Moreover, any member of the Committee of Independent Directors who may have an interest, directly or on behalf of a third party, in a transaction with a related party must disclose this interest to the other Committee members, detailing the nature, timing, origin and scope of said interest.

A meeting of the Committee of Independent Directors shall be deemed to have been validly convened when all of its members or a majority of them is in attendance provided that the absent member expressed his/her consent to the meeting being held. The Committee approves resolutions by a majority vote of its members or, when one of its members qualifies as a related party, with the unanimous vote of its members. If a Committee member abstains or the Committee has only two members and the two voting Directors cast opposing votes, an Alternative, Equivalent Oversight Entity will be asked to render an opinion.

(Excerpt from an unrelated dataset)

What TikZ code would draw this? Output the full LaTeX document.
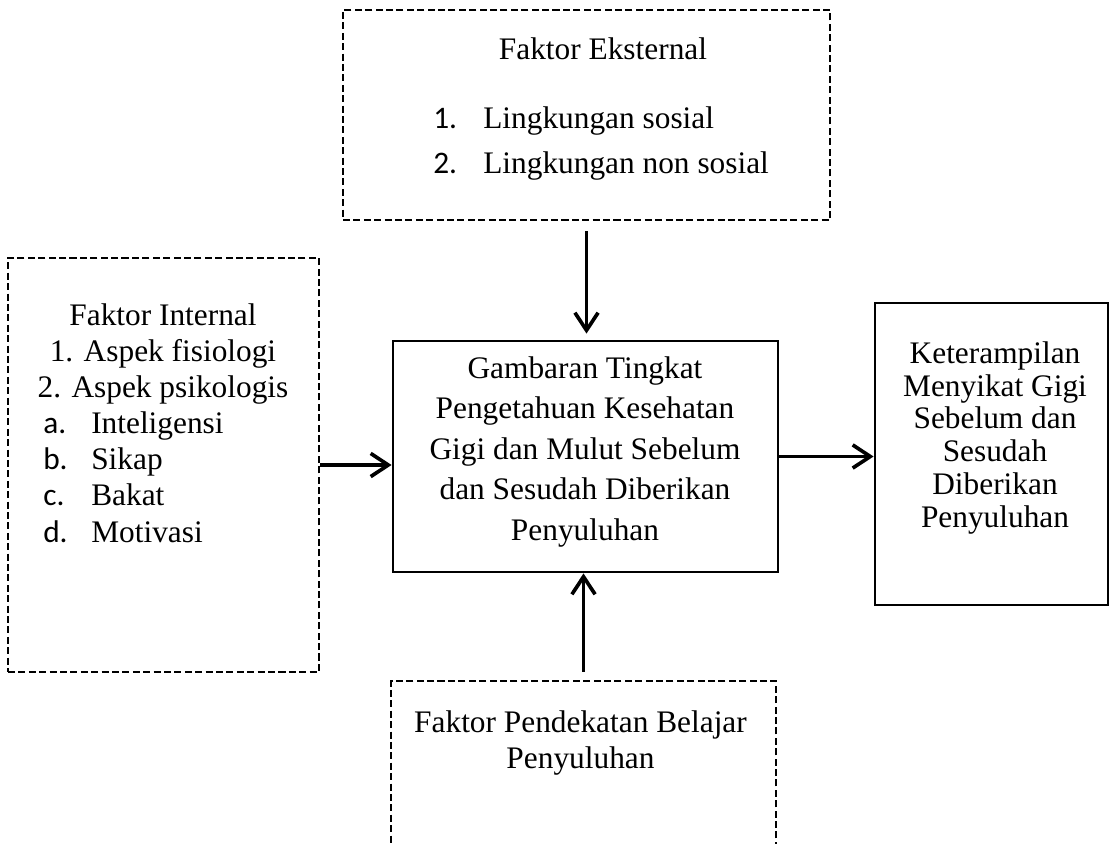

The Committee of Independent Directors may request the support of one or more independent consultants of its choosing, retained at the Company’s expense. In the case of Less Material Transactions, expenses may not exceed 350,000 euros. There is no limit for Highly Material Transactions but cost may not be demonstrably unreasonable.

Independent consultants retained to support the Committee may be invited to attend Committee meetings. The Chairman of the Board of Directors, the Chief Executive Officer, the Chief Financial Officer, the Chief Operating Officer and other Company executives or employees may also be invited merely for information purposes.

The Committee may delegate to its Chairman or another Committee member the task of becoming involved in the information gathering and negotiation phases of Highly Material Transactions. With regard to these transactions, the delegated Committee members have the right to request additional information and make recommendations to the Company’s governance bodies or to the parties in charge of the negotiations and the information gathering process.

The Committee must be provided with an adequate flow of information regarding the characteristics of the transactions with regard to which it is being asked to render an opinion before its implementation and is required to promptly submit its opinion to the Board of Directors or to the party with decisionmaking authority. The methods and timing of the abovementioned information flows are governed by the provisions of the Internal Related-party Procedure.

In the performance of its work, the Committee is supported by the Corporate Affairs function, which has established a dedicated support unit.